Power generation from renewable sources is expected to increase by 40% over the next five years and represent almost a quarter of global power by 2018, the International Energy Agency (IEA) said in its second annual Medium-Term Renewable Energy Market Report.
The IEA, an intergovernmental policy advisor established by the OECD, cites investment from emerging markets as well as increasing cost-competitiveness of the industry as the two primary factors driving expansion.
Energy from hydro, wind, solar and other non-fossil fuel resources is growing faster than any other power generation sector. Non-hydro energy alone will reach 8% by 2018, doubling its 2011 share of the renewables industry.
Slow growth in Europe and the US have not impeded progress, with non-OECD countries expected to make up two-thirds of sector growth by 2018. China in particular has made headway and has outpaced other nations in power generation through wind as well as use of renewables for heat.
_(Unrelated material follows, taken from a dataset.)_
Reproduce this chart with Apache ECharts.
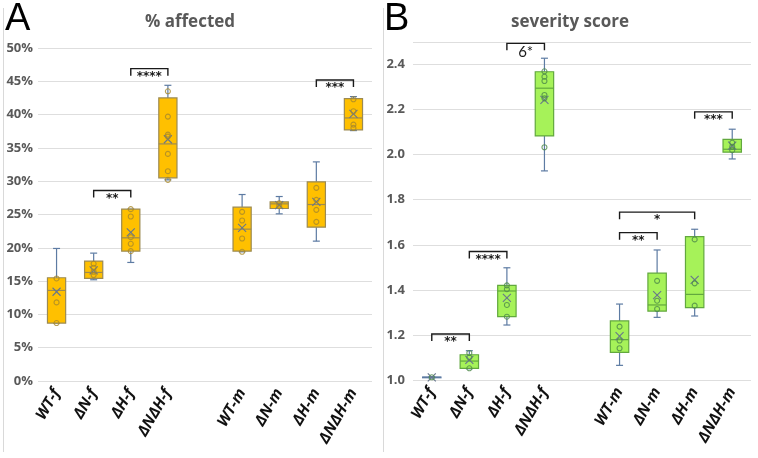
<!DOCTYPE html>
<html>
<head>
<meta charset="utf-8">
<script src="https://cdn.jsdelivr.net/npm/echarts@6/dist/echarts.min.js"></script>
<style>
  html, body { margin: 0; padding: 0; background: #fff; }
  #chart { width: 758px; height: 458px; }
</style>
</head>
<body>
<div id="chart"></div>
<script>
// categories, index 4 is the empty gap between f and m
const categories = ['WT-f', 'ΔN-f', 'ΔH-f', 'ΔNΔH-f', '', 'WT-m', 'ΔN-m', 'ΔH-m', 'ΔNΔH-m']
const groupIndex = [0, 1, 2, 3, 5, 6, 7, 8]

// % affected: [min, q1, median, q3, max, mean]
const affectedStats = [
  [8.7, 8.7, 13.6, 15.5, 19.9, 13.4],
  [15.2, 15.4, 16.3, 18.0, 19.2, 16.6],
  [17.8, 19.5, 21.5, 25.8, 25.8, 22.3],
  [30.2, 30.5, 35.6, 42.5, 44.4, 36.3],
  [19.4, 19.5, 22.8, 26.1, 28.0, 23.0],
  [25.1, 25.9, 26.6, 26.9, 27.7, 26.4],
  [21.0, 23.1, 26.5, 29.9, 32.9, 26.9],
  [37.6, 37.7, 39.5, 42.4, 42.7, 40.1]
]
const affectedPoints = [
  [15.4, 11.8, 8.7],
  [17.6, 17.0, 16.4, 15.9],
  [25.8, 24.7, 21.6, 20.6, 19.5],
  [43.5, 39.7, 37.0, 36.7, 34.1, 31.5, 30.2],
  [25.4, 24.1, 21.4, 19.4],
  [26.7, 26.3],
  [29.0, 27.2, 25.7, 23.9],
  [42.3, 40.5, 38.5, 38.0]
]
// brackets: [from, to, level]
const affectedBrackets = [[1, 2, 28.6], [2, 3, 46.9], [7, 8, 45.2]]
const affectedBracketText = ['**', '****', '***']

// severity score: [min, q1, median, q3, max, mean]
const severityStats = [
  [1.010, 1.010, 1.012, 1.013, 1.014, 1.012],
  [1.050, 1.052, 1.084, 1.112, 1.130, 1.089],
  [1.244, 1.281, 1.395, 1.420, 1.498, 1.364],
  [1.928, 2.083, 2.295, 2.368, 2.428, 2.243],
  [1.065, 1.123, 1.179, 1.262, 1.337, 1.195],
  [1.278, 1.306, 1.333, 1.474, 1.577, 1.377],
  [1.284, 1.321, 1.380, 1.636, 1.669, 1.444],
  [1.981, 2.011, 2.024, 2.068, 2.113, 2.040]
]
const severityPoints = [
  [1.012],
  [1.120, 1.100, 1.052],
  [1.420, 1.403, 1.333, 1.281],
  [2.370, 2.346, 2.327, 2.265, 2.250, 2.033],
  [1.237, 1.175, 1.141],
  [1.440, 1.352, 1.315],
  [1.624, 1.429, 1.330],
  [2.053, 2.035, 2.020]
]
const severityBrackets = [[0, 1, 1.204], [1, 2, 1.570], [2, 3, 2.494], [5, 7, 1.745], [5, 6, 1.654], [7, 8, 2.190]]
const severityBracketText = ['**', '****', '6*', '*', '**', '***']

const whiskerColor = '#5d7ba3'
const meanColor = '#66768c'

function boxRender (fill, stroke) {
  return function (params, api) {
    const x = api.value(0)
    const pMin = api.coord([x, api.value(1)])
    const pQ1 = api.coord([x, api.value(2)])
    const pMed = api.coord([x, api.value(3)])
    const pQ3 = api.coord([x, api.value(4)])
    const pMax = api.coord([x, api.value(5)])
    const pMean = api.coord([x, api.value(6)])
    const half = api.size([1, 0])[0] * 0.245
    const cap = 3.5
    const cx = pMed[0]
    // a flat box (no spread) shows up in the whisker colour
    const boxStroke = pQ1[1] - pQ3[1] < 2 ? whiskerColor : stroke
    const line = (x1, y1, x2, y2, color, w) => ({
      type: 'line',
      shape: { x1, y1, x2, y2 },
      style: { stroke: color, lineWidth: w || 1.2 }
    })
    return {
      type: 'group',
      children: [
        line(cx, pMax[1], cx, pQ3[1], whiskerColor),
        line(cx - cap, pMax[1], cx + cap, pMax[1], whiskerColor),
        line(cx, pQ1[1], cx, pMin[1], whiskerColor),
        line(cx - cap, pMin[1], cx + cap, pMin[1], whiskerColor),
        {
          type: 'rect',
          shape: { x: cx - half, y: pQ3[1], width: half * 2, height: Math.max(pQ1[1] - pQ3[1], 0.5) },
          style: { fill: fill, stroke: boxStroke, lineWidth: 1.2 }
        },
        line(cx - half, pMed[1], cx + half, pMed[1], boxStroke),
        line(cx - 4, pMean[1] - 4, cx + 4, pMean[1] + 4, meanColor, 1.1),
        line(cx - 4, pMean[1] + 4, cx + 4, pMean[1] - 4, meanColor, 1.1)
      ]
    }
  }
}

function bracketRender (texts) {
  return function (params, api) {
    const a = api.coord([api.value(0), api.value(2)])
    const b = api.coord([api.value(1), api.value(2)])
    const t = texts[params.dataIndex]
    const big = /\d/.test(t)
    return {
      type: 'group',
      children: [
        {
          type: 'polyline',
          shape: { points: [[a[0], a[1] + 7], [a[0], a[1]], [b[0], b[1]], [b[0], b[1] + 7]] },
          style: { stroke: '#1a1a1a', lineWidth: 1.4, fill: null }
        },
        {
          type: 'text',
          x: (a[0] + b[0]) / 2,
          y: a[1] + (big ? 1 : 2),
          style: {
            text: t,
            fill: '#1a1a1a',
            font: big ? '15px Lato' : 'bold 12px "DejaVu Sans"',
            align: 'center',
            verticalAlign: 'top'
          }
        }
      ]
    }
  }
}

function boxData (stats) {
  return stats.map((s, i) => [groupIndex[i]].concat(s))
}
function pointData (points) {
  const out = []
  points.forEach((list, i) => list.forEach(v => out.push([groupIndex[i], v])))
  return out
}

const axisLabelStyle = { color: '#595959', fontWeight: 'bold', fontSize: 13, fontFamily: 'Open Sans' }
const splitLineStyle = { show: true, lineStyle: { color: '#dedede', width: 1 } }

function xAxisFor (gridIndex) {
  return {
    type: 'category',
    gridIndex,
    data: categories,
    boundaryGap: true,
    axisLine: { show: false },
    axisTick: { show: false },
    axisLabel: {
      interval: 0,
      rotate: 60,
      margin: 9,
      color: '#111',
      fontSize: 15.5,
      fontWeight: 'bold',
      fontStyle: 'italic',
      fontFamily: 'Open Sans'
    }
  }
}

const chart = echarts.init(document.getElementById('chart'))
chart.setOption({
  animation: false,
  backgroundColor: '#fff',
  graphic: [
    { type: 'line', shape: { x1: 3.5, y1: 8, x2: 3.5, y2: 452 }, style: { stroke: '#d9d9d9', lineWidth: 1 } },
    { type: 'line', shape: { x1: 383.5, y1: 8, x2: 383.5, y2: 452 }, style: { stroke: '#d9d9d9', lineWidth: 1 } },
    { type: 'text', x: 5, y: 1, style: { text: 'A', font: '38px "Liberation Sans"', fill: '#000' } },
    { type: 'text', x: 384, y: 1, style: { text: 'B', font: '38px "Liberation Sans"', fill: '#000' } },
    { type: 'text', x: 190, y: 22, style: { text: '% affected', font: 'bold 17px "Open Sans"', fill: '#595959', align: 'center', verticalAlign: 'middle' } },
    { type: 'text', x: 570, y: 22, style: { text: 'severity score', font: 'bold 17px "Open Sans"', fill: '#595959', align: 'center', verticalAlign: 'middle' } }
  ],
  grid: [
    { left: 38, top: 48, width: 334, height: 333 },
    { left: 413, top: 42, width: 338, height: 338 }
  ],
  xAxis: [xAxisFor(0), xAxisFor(1)],
  yAxis: [
    {
      type: 'value',
      gridIndex: 0,
      min: 0,
      max: 50,
      interval: 5,
      axisLine: { show: false },
      axisTick: { show: false },
      splitLine: splitLineStyle,
      axisLabel: Object.assign({ margin: 5, formatter: '{value}%' }, axisLabelStyle)
    },
    {
      type: 'value',
      gridIndex: 1,
      min: 1.0,
      max: 2.5,
      interval: 0.2,
      axisLine: { show: false },
      axisTick: { show: false },
      splitLine: splitLineStyle,
      axisLabel: Object.assign({ margin: 8, showMaxLabel: false, formatter: v => v.toFixed(1) }, axisLabelStyle)
    }
  ],
  series: [
    {
      type: 'custom',
      xAxisIndex: 0,
      yAxisIndex: 0,
      renderItem: boxRender('#ffc000', '#9c8a52'),
      encode: { x: 0, y: [1, 2, 3, 4, 5, 6] },
      data: boxData(affectedStats),
      z: 2
    },
    {
      type: 'scatter',
      xAxisIndex: 0,
      yAxisIndex: 0,
      symbol: 'circle',
      symbolSize: 5,
      itemStyle: { color: 'rgba(0,0,0,0)', borderColor: '#a8882a', borderWidth: 1.1 },
      data: pointData(affectedPoints),
      z: 3
    },
    {
      type: 'custom',
      xAxisIndex: 0,
      yAxisIndex: 0,
      renderItem: bracketRender(affectedBracketText),
      encode: { x: [0, 1], y: 2 },
      data: affectedBrackets,
      z: 4
    },
    {
      type: 'custom',
      xAxisIndex: 1,
      yAxisIndex: 1,
      renderItem: boxRender('#a6f259', '#62a83e'),
      encode: { x: 0, y: [1, 2, 3, 4, 5, 6] },
      data: boxData(severityStats),
      z: 2
    },
    {
      type: 'scatter',
      xAxisIndex: 1,
      yAxisIndex: 1,
      symbol: 'circle',
      symbolSize: 5,
      itemStyle: { color: 'rgba(0,0,0,0)', borderColor: '#4d8a4a', borderWidth: 1.1 },
      data: pointData(severityPoints),
      z: 3
    },
    {
      type: 'custom',
      xAxisIndex: 1,
      yAxisIndex: 1,
      renderItem: bracketRender(severityBracketText),
      encode: { x: [0, 1], y: 2 },
      data: severityBrackets,
      z: 4
    }
  ]
})
</script>
</body>
</html>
“This is good news for a global energy system that needs to become cleaner and more diversified, but it should not be an excuse for government complacency, especially among OECD countries,” said Maria van der Hoeven executive director of IEA in a statement.
Money is not the main issue, according to the report. Policy uncertainty was identified as the number one risk to further expansion. Even as the industry becomes more cost efficient, the IEA warns that disparities between subsidies for fossil fuels versus renewables, as well as unpredictable markets and weak regulatory frameworks could hinder progress.
Subsidies for the fossil fuel industry are six times higher than for renewable energy sources, said van der Hoeven. According to a separate study by the IEA, if fossil fuel subsidies were eliminated by 2020, carbon dioxide emissions would be reduced by 4.7% in that year.